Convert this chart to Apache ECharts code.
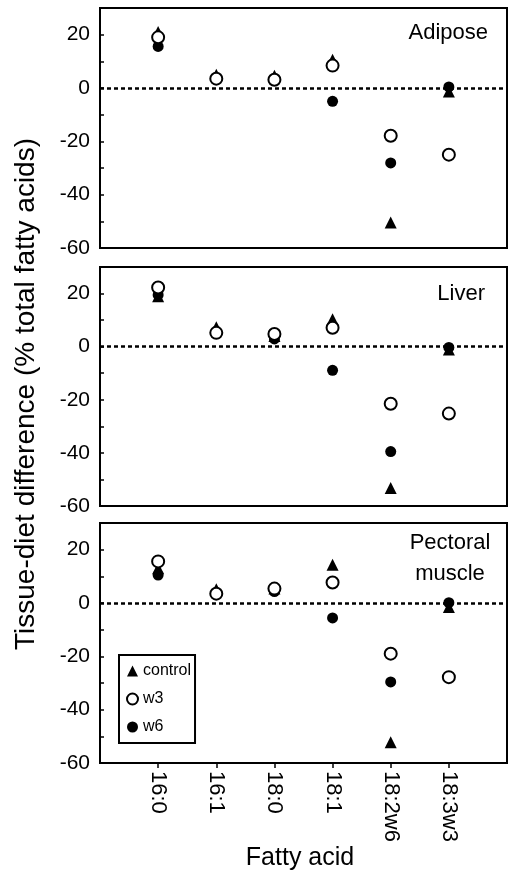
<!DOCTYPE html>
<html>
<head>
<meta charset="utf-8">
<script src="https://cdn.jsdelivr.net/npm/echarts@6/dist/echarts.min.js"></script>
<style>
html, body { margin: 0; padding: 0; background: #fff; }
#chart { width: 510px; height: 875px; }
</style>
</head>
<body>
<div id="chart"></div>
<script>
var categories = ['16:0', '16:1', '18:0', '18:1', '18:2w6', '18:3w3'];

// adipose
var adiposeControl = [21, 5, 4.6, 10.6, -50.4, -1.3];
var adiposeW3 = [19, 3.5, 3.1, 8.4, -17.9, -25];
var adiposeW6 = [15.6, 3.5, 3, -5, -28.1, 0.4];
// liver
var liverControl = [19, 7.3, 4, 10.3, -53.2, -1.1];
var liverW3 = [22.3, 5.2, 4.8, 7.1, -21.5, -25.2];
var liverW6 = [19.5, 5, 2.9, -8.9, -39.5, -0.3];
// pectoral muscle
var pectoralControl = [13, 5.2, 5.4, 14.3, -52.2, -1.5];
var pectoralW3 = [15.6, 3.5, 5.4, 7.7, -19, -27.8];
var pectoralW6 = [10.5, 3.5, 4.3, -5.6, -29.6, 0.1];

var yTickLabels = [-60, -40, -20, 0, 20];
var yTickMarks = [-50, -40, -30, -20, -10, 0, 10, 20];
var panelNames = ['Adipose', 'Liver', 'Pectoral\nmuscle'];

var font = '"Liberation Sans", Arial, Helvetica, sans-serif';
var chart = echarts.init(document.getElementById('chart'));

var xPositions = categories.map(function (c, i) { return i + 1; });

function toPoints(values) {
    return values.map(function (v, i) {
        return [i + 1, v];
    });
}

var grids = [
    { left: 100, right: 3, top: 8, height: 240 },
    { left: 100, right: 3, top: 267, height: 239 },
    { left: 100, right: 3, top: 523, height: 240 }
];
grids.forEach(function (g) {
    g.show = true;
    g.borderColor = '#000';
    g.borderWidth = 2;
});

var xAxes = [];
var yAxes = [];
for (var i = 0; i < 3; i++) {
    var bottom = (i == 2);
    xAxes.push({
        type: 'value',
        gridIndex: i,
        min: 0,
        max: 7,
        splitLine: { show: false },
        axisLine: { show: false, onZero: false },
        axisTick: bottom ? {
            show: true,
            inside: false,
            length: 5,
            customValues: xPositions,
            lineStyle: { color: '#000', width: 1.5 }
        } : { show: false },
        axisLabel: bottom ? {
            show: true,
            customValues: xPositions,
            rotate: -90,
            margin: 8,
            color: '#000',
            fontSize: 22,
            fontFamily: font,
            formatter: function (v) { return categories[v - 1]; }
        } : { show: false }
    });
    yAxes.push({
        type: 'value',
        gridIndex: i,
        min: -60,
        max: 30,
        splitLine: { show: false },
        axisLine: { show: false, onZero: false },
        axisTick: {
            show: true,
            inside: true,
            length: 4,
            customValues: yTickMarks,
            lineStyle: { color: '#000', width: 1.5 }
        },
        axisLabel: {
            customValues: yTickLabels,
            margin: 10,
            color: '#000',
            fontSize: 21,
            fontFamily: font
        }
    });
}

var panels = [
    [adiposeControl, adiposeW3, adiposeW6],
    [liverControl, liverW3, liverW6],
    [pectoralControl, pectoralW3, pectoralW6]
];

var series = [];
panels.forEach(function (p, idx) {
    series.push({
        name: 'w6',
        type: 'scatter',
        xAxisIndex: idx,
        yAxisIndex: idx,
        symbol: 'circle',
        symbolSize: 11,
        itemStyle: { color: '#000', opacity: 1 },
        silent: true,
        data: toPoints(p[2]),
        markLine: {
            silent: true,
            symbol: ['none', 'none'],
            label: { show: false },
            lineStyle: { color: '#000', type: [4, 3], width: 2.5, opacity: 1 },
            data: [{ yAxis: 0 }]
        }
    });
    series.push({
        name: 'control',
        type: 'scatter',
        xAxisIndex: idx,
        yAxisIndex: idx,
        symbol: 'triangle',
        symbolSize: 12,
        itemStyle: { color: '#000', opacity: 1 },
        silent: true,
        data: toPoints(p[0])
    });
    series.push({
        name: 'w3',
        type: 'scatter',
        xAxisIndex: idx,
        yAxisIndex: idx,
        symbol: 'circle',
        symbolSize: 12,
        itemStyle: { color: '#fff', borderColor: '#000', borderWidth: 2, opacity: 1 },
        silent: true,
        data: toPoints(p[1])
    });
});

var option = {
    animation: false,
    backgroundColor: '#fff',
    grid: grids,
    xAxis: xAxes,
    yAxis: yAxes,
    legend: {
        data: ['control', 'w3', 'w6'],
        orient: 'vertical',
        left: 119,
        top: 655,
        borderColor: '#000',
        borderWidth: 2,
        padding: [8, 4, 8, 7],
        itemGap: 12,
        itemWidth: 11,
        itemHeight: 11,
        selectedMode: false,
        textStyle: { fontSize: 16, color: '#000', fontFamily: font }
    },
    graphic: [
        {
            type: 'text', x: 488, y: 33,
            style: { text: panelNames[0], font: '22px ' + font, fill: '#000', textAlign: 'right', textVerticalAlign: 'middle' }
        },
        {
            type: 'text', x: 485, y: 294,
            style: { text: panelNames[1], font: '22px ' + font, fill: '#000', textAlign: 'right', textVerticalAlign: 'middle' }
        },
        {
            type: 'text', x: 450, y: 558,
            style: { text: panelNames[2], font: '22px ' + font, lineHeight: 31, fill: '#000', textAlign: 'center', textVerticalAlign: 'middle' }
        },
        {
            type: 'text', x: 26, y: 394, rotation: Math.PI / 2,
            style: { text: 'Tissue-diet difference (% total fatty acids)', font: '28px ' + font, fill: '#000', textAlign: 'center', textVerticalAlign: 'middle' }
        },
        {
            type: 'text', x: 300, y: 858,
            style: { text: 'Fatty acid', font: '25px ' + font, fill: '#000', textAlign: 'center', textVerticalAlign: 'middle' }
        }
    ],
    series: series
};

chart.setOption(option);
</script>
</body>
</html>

...

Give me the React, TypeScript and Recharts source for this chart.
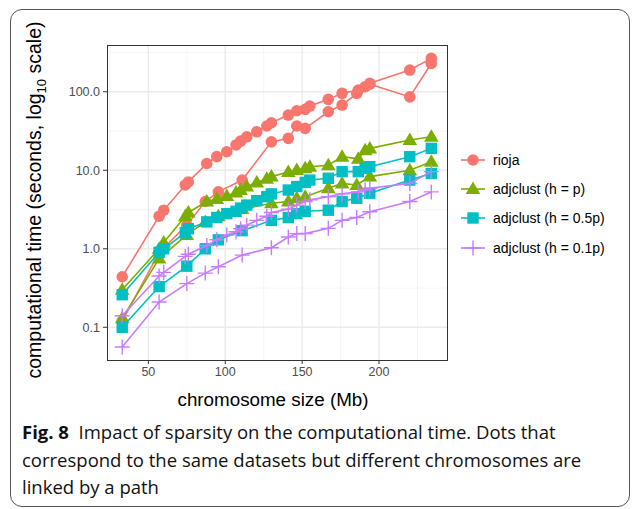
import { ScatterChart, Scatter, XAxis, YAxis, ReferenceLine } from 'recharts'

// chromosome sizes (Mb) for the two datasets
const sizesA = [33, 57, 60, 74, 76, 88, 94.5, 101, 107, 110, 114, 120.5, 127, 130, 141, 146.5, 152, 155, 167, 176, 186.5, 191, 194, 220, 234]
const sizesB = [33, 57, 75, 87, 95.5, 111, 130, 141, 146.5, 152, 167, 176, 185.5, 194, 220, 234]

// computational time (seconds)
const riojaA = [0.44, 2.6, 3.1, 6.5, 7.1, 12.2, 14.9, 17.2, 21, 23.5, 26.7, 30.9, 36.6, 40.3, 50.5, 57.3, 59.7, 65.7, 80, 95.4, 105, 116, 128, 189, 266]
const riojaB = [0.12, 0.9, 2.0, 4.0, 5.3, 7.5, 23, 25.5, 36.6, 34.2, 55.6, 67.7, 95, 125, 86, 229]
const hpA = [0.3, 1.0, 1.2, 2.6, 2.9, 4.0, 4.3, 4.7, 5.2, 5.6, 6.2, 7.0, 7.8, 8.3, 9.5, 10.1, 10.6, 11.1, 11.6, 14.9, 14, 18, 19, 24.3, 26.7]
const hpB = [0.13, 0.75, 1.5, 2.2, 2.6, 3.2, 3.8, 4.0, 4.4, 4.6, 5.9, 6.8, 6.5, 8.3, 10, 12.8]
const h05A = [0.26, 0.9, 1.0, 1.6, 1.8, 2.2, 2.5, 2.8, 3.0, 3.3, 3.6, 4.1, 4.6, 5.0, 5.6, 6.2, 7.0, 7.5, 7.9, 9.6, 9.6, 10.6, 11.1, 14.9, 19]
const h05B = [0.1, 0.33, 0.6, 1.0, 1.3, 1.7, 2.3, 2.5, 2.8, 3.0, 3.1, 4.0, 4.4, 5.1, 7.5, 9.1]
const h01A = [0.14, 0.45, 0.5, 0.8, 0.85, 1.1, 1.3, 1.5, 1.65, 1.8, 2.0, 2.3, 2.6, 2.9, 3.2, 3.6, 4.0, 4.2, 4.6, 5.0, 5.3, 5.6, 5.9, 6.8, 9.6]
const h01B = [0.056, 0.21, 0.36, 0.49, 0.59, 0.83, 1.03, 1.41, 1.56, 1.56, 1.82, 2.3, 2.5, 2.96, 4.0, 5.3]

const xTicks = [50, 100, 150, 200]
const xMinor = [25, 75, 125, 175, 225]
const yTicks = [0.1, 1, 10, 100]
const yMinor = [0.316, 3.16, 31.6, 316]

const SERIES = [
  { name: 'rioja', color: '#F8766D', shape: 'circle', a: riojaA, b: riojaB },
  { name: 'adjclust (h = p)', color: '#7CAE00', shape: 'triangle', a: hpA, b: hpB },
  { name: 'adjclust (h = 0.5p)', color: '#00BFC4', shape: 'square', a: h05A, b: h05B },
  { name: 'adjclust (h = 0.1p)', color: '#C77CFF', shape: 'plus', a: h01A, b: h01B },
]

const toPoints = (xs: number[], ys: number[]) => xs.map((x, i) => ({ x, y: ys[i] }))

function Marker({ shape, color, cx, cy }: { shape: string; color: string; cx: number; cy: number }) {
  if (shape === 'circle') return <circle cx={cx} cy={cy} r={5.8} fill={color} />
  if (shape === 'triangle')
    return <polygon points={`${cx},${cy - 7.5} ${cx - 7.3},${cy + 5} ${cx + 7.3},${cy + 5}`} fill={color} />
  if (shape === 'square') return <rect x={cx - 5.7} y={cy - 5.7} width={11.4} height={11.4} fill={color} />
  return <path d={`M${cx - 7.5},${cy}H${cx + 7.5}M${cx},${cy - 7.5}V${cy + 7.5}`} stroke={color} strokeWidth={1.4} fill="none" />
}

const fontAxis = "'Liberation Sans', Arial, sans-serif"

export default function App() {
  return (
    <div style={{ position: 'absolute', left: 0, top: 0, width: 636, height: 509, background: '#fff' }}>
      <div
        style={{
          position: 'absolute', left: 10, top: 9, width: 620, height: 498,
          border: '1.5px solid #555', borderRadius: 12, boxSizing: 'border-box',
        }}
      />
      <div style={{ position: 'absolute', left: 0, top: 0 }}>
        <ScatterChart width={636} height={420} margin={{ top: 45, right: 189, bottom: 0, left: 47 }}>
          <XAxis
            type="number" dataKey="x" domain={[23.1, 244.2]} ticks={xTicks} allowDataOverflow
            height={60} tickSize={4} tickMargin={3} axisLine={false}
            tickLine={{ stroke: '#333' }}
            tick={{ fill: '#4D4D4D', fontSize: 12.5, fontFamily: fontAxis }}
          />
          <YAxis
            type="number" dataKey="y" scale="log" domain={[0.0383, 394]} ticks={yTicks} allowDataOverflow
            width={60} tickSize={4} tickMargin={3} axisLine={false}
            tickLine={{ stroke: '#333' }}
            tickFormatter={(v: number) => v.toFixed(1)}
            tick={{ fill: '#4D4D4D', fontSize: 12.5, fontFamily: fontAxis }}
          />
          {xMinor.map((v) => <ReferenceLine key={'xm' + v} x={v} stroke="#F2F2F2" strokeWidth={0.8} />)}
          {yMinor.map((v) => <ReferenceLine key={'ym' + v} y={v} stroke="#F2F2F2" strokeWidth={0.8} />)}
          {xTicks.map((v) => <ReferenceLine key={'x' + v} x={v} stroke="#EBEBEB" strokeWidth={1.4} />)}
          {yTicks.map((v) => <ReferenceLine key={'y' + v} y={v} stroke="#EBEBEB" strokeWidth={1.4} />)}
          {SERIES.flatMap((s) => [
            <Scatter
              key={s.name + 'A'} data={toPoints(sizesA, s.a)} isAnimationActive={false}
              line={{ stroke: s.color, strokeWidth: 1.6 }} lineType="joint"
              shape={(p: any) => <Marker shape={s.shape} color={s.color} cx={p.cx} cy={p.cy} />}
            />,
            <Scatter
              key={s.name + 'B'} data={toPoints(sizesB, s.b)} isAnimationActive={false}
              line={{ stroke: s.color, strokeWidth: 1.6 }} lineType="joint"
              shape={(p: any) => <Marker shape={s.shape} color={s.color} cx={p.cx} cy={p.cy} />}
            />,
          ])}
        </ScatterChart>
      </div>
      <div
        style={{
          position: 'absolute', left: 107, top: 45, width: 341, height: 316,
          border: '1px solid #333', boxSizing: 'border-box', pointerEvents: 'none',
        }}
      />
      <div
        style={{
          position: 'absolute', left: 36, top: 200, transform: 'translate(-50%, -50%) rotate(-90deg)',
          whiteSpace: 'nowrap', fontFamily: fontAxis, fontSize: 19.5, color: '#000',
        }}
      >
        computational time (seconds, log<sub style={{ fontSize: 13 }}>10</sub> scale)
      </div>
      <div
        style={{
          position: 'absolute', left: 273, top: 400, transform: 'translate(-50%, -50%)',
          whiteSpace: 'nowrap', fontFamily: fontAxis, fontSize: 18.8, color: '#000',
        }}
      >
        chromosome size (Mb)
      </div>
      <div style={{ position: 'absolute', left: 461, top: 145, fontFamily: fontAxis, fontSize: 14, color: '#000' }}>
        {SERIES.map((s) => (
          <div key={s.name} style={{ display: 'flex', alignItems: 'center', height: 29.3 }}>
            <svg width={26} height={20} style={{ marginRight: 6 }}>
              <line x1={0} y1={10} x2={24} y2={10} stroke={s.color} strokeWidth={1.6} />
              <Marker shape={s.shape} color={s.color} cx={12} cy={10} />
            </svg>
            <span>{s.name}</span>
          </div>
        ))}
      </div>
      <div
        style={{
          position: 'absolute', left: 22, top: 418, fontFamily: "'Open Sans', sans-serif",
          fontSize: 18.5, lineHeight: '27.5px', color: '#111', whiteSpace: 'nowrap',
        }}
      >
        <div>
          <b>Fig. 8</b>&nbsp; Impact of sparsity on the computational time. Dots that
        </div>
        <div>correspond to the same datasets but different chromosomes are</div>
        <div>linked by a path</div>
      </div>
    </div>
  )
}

* * *

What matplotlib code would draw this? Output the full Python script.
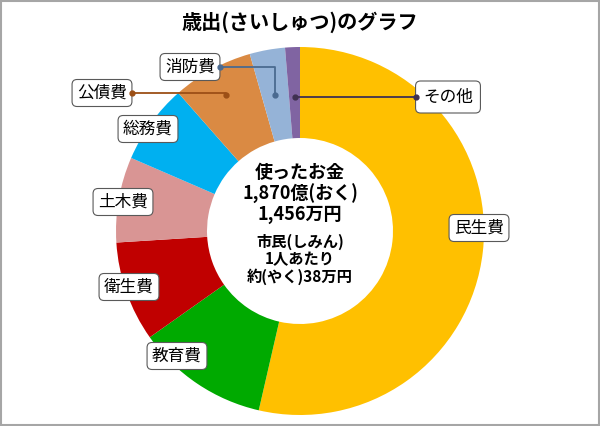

SET TASK ->
Starting at the line with "Give me the" and ending at the line with "XAxis, YAxis, ReferenceLine", copy each line exactly, both ends included. Do not copy the pictures.

EXPECTED ANSWER ->
Give me the React, TypeScript and Recharts source for this chart.
import { ScatterChart, Scatter, XAxis, YAxis, ReferenceLine } from 'recharts'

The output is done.